Слова — плохой инструмент для того, чтобы попытаться зафиксировать актерское искусство. Игра актера существует в настоящем — в тот момент, когда какие-то сильные, но невидимые флюиды связывают его с аудиторией. Кончается спектакль — и контакт почти исчезает. Почти, но не совсем. Специфика актерского искусства все же может быть схвачена экраном — и некая правда его может еще звучать сквозь фильм. Даже если прошло много лет и вкусы переменились. Это же качество может сохраниться и другим путем — как живое влияние на зрителя, влияние на других актеров.
Природа этой правды и сила ее влияния различны у разных актеров. Некоторые актеры блестящих дарований могут исчезнуть и оставить только еле заметный след. В конечном счете наиглубочайшее впечатление оставляет эмоциональная сила.

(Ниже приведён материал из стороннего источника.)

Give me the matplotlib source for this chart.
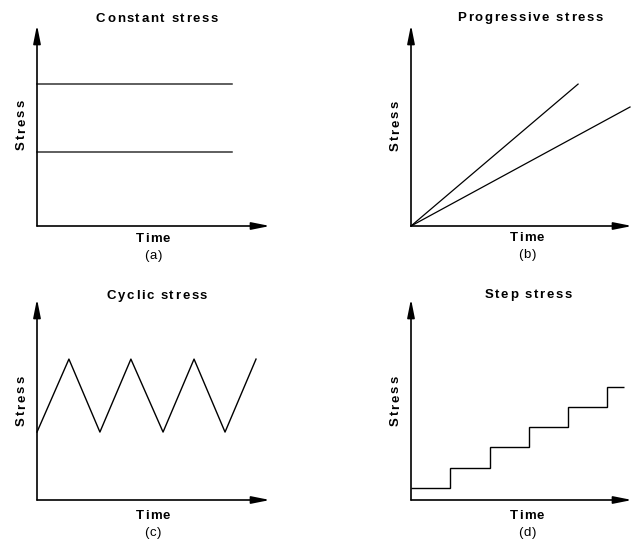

Главное, что вспоминается в работах Николая Черкасова — это трепетание его человечности, подобно звучанию фортепиано или виолончели, чей могучий резонанс как бы заключает в себе резонанс человеческих чувств, отголоски его природы. В образах, которые он создал, звучит неодолимо мелодия его собственная и вместе с тем более чем его собственная — мелодия русского народа, русской земли.
Именно поэтому я вижу в нем прежде всего воплощение способности чувствовать. Ни один артист не может глубоко передать чувства, если он не постиг их природу в своей собственной артистической битве жизни, если своя отвага и искренность не научили его понимать их.
Именно в этом смысле мы и говорим о глубине человека. И именно в этой связи, за отсутствием более научных терминов, мы говорим о сердечности.
Николай Черкасов расточал свое сердце и глубины своей природы щедро и великодушно, и поэтому он живет среди нас. В нашей памяти и в своем неугасающем артистическом влиянии с экрана. Наша память проникает глубже имен Ивана и Александра. Нам остается то, о чем повседневная жизнь постоянно заставляет нас забывать.
Человечность возможна — вот ее подтверждение.
Лондон, октябрь 1968
Брук П. Сила человечности // Николай Черкасов. М., 1976. С. 389-390.